Отличный пример типичной для Постзапада конференции по гуманитарно-социальной тематике приводит Д. Марри в своей книге «Странная смерть Европы». Приведу длинную, но заслуживающую внимания цитату: «Несколько лет назад во время конференции в Гейдельбергском университете мне внезапно стала ясной катастрофа современной немецкой (это относится ко всей постзападной. — А.Ф.) мысли. Группа ученых и просто участников собралась обсудить историю отношений Европы со Средним Востоком и Северной Африкой. Очень скоро стало ясно, что из этого ничего нельзя будет извлечь, поскольку ничего не могло быть сказано. Череда философов и историков тратила время своих выступлений, упорно пытаясь как можно более успешно ничего не сказать. И чем успешнее мало что говорилось, тем сильнее были чувства облегчения и признательности присутствующих. Ни одна попытка обратиться к какой-либо идее, событию или факту не могла иметь место, не будучи проверенной на лояльность на "блокпосту" современной академической науки. Не были возможны никакие обобщения, никакие особые мнения. Под подозрением оказались не только история и политика. Философия, идеи и сам язык были словно подвергнуты оцеплению как место преступления. Любому внешнему наблюдателю четко очерченные границы этого места были хорошо видны. Работа ученых заключалась в патрулировании кордонов, в то же время предпринимались отвлекающие маневры, чтобы любой ценой не допустить случайного возвращения участников в сферу идей.

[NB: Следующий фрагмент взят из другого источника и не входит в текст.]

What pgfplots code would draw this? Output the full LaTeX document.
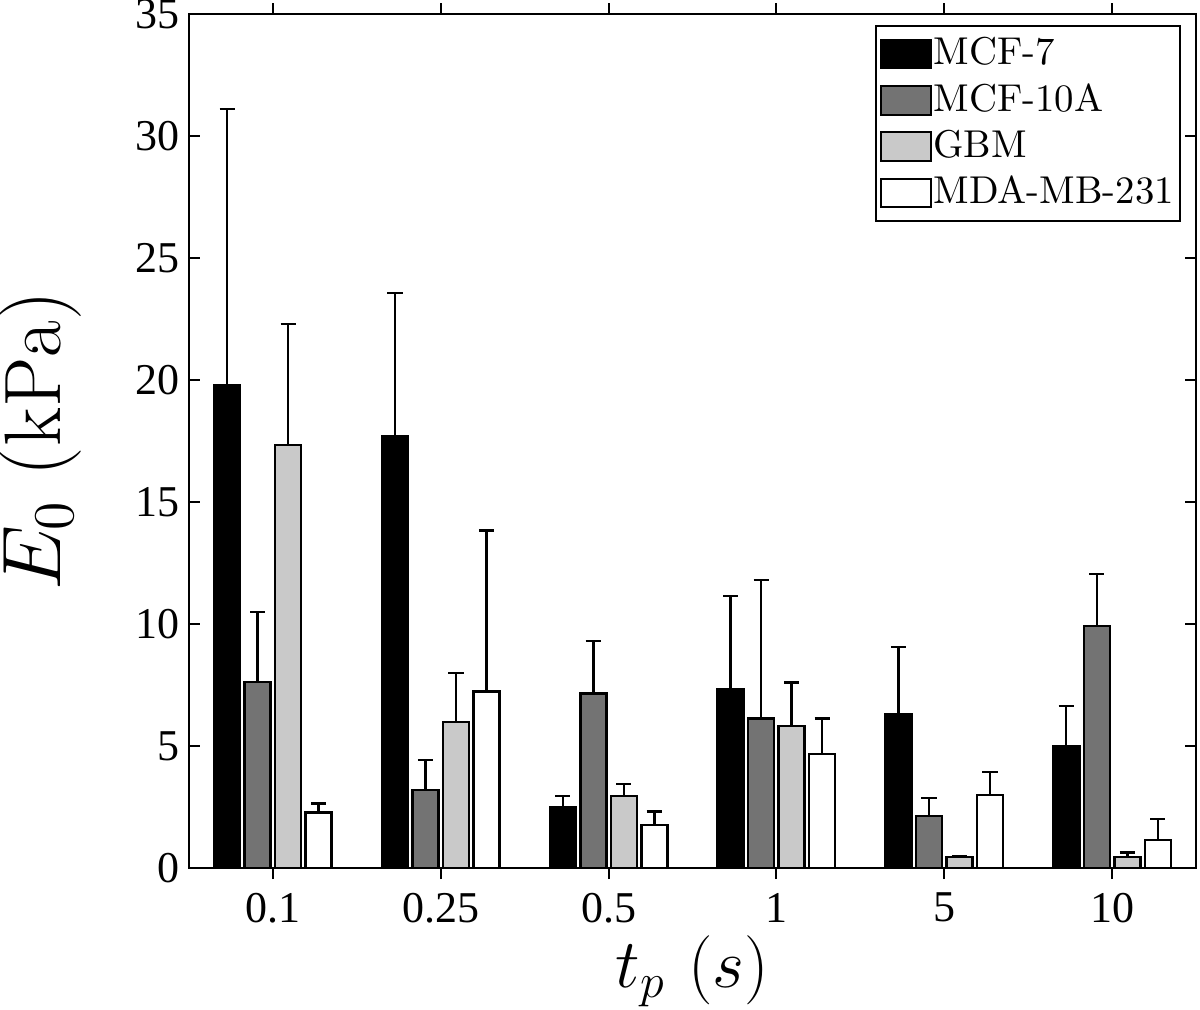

Все реально относящиеся к делу слова и термины немедленно словно помечались флажками и начинали оспариваться. Очевидной проблемой стало слово "нация". "История" стало еще одним словом, вызвавшим немедленную остановку. Когда кто-то попытался использовать слово "культура", все вообще остановились. [Было слышно, что] термин имеет столько различных значений, что по его поводу нет согласия, а потому его нельзя использовать. Самому термину не позволили что-либо означать. Цель этой игры — а это была именно игра — заключалась в том, чтобы сохранить видимость академического исследования и в то же время сделать плодотворную дискуссию невозможной. Во многих научных и образовательных учреждениях Европы эта игра продолжается — к удовлетворению и облегчению ее участников, с одной стороны, и к раздражению и безразличию всех остальных, с другой.
Если и сохраняется хоть какая-то главная, ключевая идея, то она заключается в следующем: идея — это то, что создает проблемы. Если и сохраняется хоть какое-то общее ценностное суждение, то оно заключается в следующем: все ценностные суждения ошибочны. Если и сохраняется какая-никакая определенность, то это принципиальное неверие в определенность. И если это не является вкладом в философию, то это, несомненно, вклад в определенный тип установки — мелкой, поверхностно-ограниченной, едва ли способной пережить сколько-нибудь продолжительную атаку, но легко адаптируемой».